Così la macchina della solidarietà si attiva e il post viene invaso da centinaia di commenti. Alam aveva già provato altre strade, dal Policlinico di Bari, al Miulli, a San Giovanni Rotondo, ma niente. «Sarà operato a fine ottobre all’ospedale di Piacenza». Forse un lieto fine per Alam anche se da parte del ragazzo non c’è ancora la conferma. Di certo quelle parole sono già un lieto fine per l’Italia. Come tutte le altre arrivate a sostegno del 21enne.
C’è chi scrive “provo a chiamare questo e quell’altro dottore”. Chi ha già sparso la voce in paese per una colletta. O chi è pronto a organizzare tutte le spese di viaggio per il trasferimento in ospedale. Ed è lo stesso Nando a ringraziare le persone che “non si sono girate dall’altra parte”. E di Alam speriamo di mostrarvi presto la foto del suo volto rinato. Un volto che è circolato a lungo sui social, ma che ora vogliamo lasciare alla sua privacy in attesa di un felice epilogo.
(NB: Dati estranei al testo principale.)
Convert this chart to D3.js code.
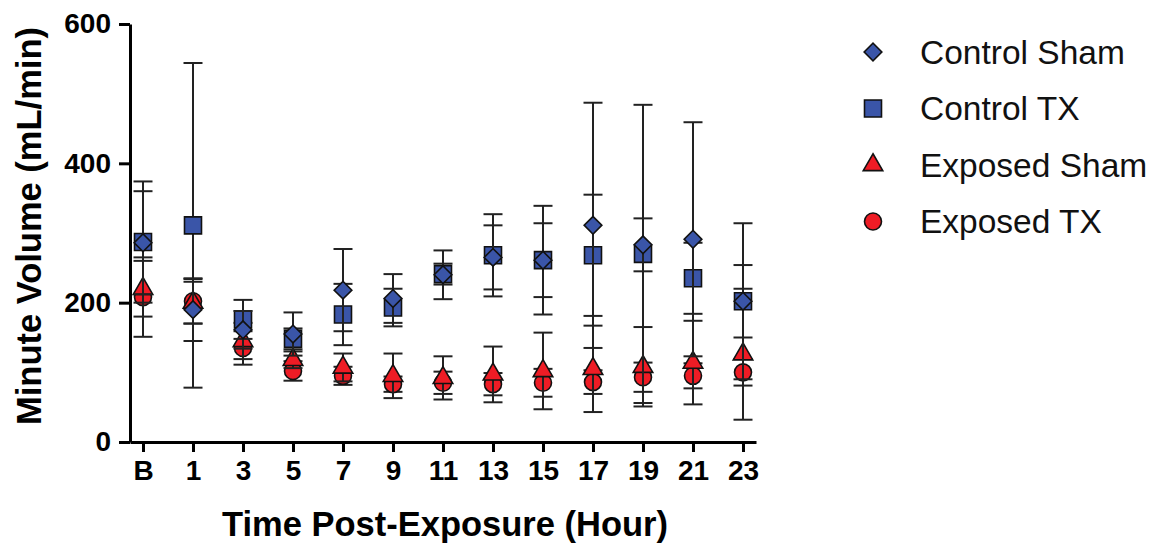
<!DOCTYPE html>
<html>
<head>
<meta charset="utf-8">
<script src="https://cdn.jsdelivr.net/npm/d3@7"></script>
<style>
  body { margin: 0; background: #fff; }
  text { font-family: "Liberation Sans", Arial, sans-serif; }
</style>
</head>
<body>
<div id="chart"></div>
<script>
// Time points (B = baseline)
const categories = ["B", "1", "3", "5", "7", "9", "11", "13", "15", "17", "19", "21", "23"];

// Means and error bar half-lengths (mL/min)
const controlShamMean = [286, 190, 161, 155, 218, 206, 240, 265, 261, 311, 283, 291, 202];
const controlShamErr  = [74, 45, 27, 31, 59, 35, 35, 46, 53, 176, 38, 168, 52];
const controlTxMean   = [287, 311, 176, 148, 183, 193, 241, 268, 261, 268, 270, 235, 202];
const controlTxErr    = [87, 233, 28, 15, 44, 27, 15, 59, 78, 87, 214, 51, 112];
const exposedShamMean = [220, 200, 145, 118, 107, 95, 92, 97, 102, 105, 108, 114, 126];
const exposedShamErr  = [40, 30, 26, 12, 20, 32, 31, 40, 55, 62, 57, 60, 94];
const exposedTxMean   = [208, 202, 135, 102, 95, 83, 85, 83, 85, 86, 93, 95, 100];
const exposedTxErr    = [57, 32, 24, 14, 13, 11, 16, 16, 20, 17, 21, 18, 19];

const yTicks = [0, 200, 400, 600];

const width = 1163, height = 546;
const blue = "#3a55a8", red = "#ee1c25";

const svg = d3.select("#chart").append("svg")
    .attr("width", width)
    .attr("height", height);

// scales
const x = d3.scalePoint()
    .domain(categories)
    .range([130, 756])
    .padding(0.26);

const y = d3.scaleLinear()
    .domain([0, 600])
    .range([442, 24]);

// series list, drawn back to front
const series = [
    { name: "Exposed TX", mean: exposedTxMean, err: exposedTxErr, color: red, shape: "circle" },
    { name: "Exposed Sham", mean: exposedShamMean, err: exposedShamErr, color: red, shape: "triangle" },
    { name: "Control TX", mean: controlTxMean, err: controlTxErr, color: blue, shape: "square" },
    { name: "Control Sham", mean: controlShamMean, err: controlShamErr, color: blue, shape: "diamond" }
];

function symbolPath(shape) {
    if (shape === "circle") return d3.symbol(d3.symbolCircle, Math.PI * 8.5 * 8.5)();
    if (shape === "triangle") return d3.symbol(d3.symbolTriangle, 165)();
    if (shape === "square") return d3.symbol(d3.symbolSquare, 17 * 17)();
    return d3.symbol(d3.symbolSquare, 12.5 * 12.5)(); // rotated below
}

function drawMarker(g, shape, color, cx, cy) {
    g.append("path")
        .attr("d", symbolPath(shape))
        .attr("transform", `translate(${cx},${cy})` + (shape === "diamond" ? " rotate(45)" : ""))
        .attr("fill", color)
        .attr("stroke", "#111")
        .attr("stroke-width", 1.6);
}

const plot = svg.append("g");
const capW = 9.5;

series.forEach(s => {
    const g = plot.append("g");
    categories.forEach((c, i) => {
        const cx = x(c);
        const hi = y(s.mean[i] + s.err[i]);
        const lo = y(Math.max(0, s.mean[i] - s.err[i]));
        g.append("line").attr("x1", cx).attr("x2", cx).attr("y1", hi).attr("y2", lo)
            .attr("stroke", "#222").attr("stroke-width", 2);
        [hi, lo].forEach(v => {
            g.append("line").attr("x1", cx - capW).attr("x2", cx + capW).attr("y1", v).attr("y2", v)
                .attr("stroke", "#222").attr("stroke-width", 2);
        });
    });
    categories.forEach((c, i) => drawMarker(g, s.shape, s.color, x(c), y(s.mean[i])));
});

// axes
const xAxis = svg.append("g")
    .attr("transform", "translate(0,442)")
    .call(d3.axisBottom(x).tickSize(10).tickSizeOuter(0).tickPadding(8));

const yAxis = svg.append("g")
    .attr("transform", "translate(130,0)")
    .call(d3.axisLeft(y).tickValues(yTicks).tickSize(11).tickSizeOuter(0).tickPadding(8));

[xAxis, yAxis].forEach(a => {
    a.selectAll("path, line").attr("stroke", "#000").attr("stroke-width", 3);
    a.selectAll("text")
        .attr("fill", "#000")
        .style("font-family", "'Liberation Sans', Arial, sans-serif")
        .style("font-size", "28px")
        .style("font-weight", "bold");
});

// axis titles
svg.append("text")
    .attr("x", 445)
    .attr("y", 536)
    .attr("text-anchor", "middle")
    .style("font-size", "34.5px")
    .style("font-weight", "bold")
    .text("Time Post-Exposure (Hour)");

svg.append("text")
    .attr("transform", "translate(41,226) rotate(-90)")
    .attr("text-anchor", "middle")
    .style("font-size", "34.5px")
    .style("font-weight", "bold")
    .text("Minute Volume (mL/min)");

// legend
const legendItems = [series[3], series[2], series[1], series[0]];
const legend = svg.append("g");
legendItems.forEach((s, i) => {
    const ly = 52 + i * 56.5;
    drawMarker(legend, s.shape, s.color, 873, ly);
    legend.append("text")
        .attr("x", 920)
        .attr("y", ly)
        .attr("dy", "0.35em")
        .style("font-size", "33.5px")
        .attr("fill", "#111")
        .text(s.name);
});
</script>
</body>
</html>
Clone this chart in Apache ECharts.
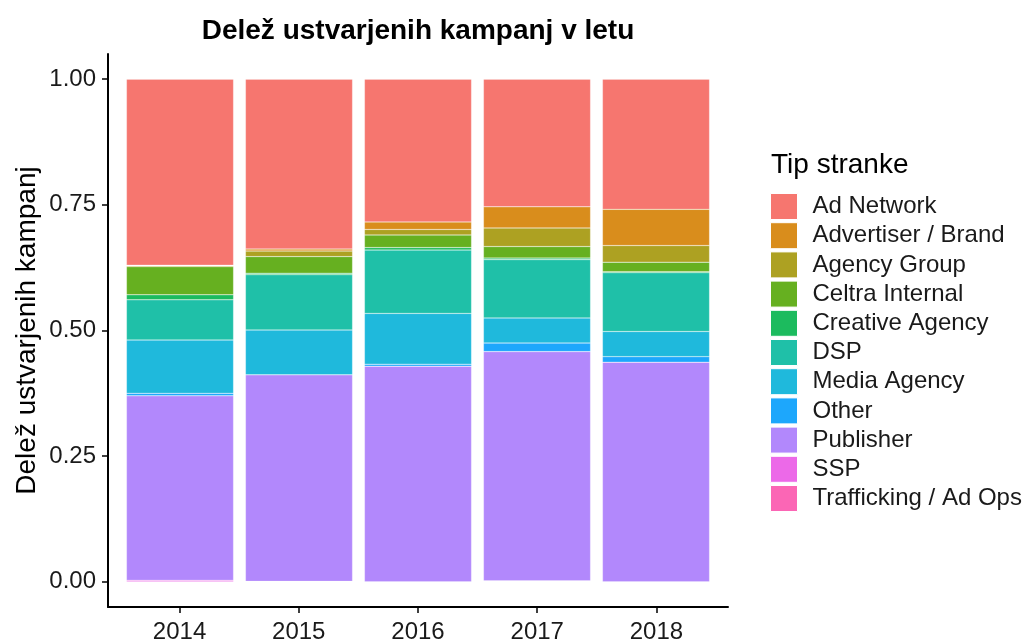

La pandemia di Coronavirus non ci ha reso migliori, ci ha semplicemente ricordato che siamo tutti essere umani. E di certo non è perché Alam non è arrivato su un barcone che il buon cuore degli italiani si è mosso a pietà. E’ sempre stato pietoso e aperto all’altro. Avevamo solo bisogno di qualcuno che ce lo ricordasse. Il film di David Lynch ci colpisce per questo. Perché tutti almeno una volta abbiamo incontrato il nostro Elephant Man. Solo che alcuni la sofferenza la portava in volto, altri la celano dentro e per vederla serve aprire lo sguardo.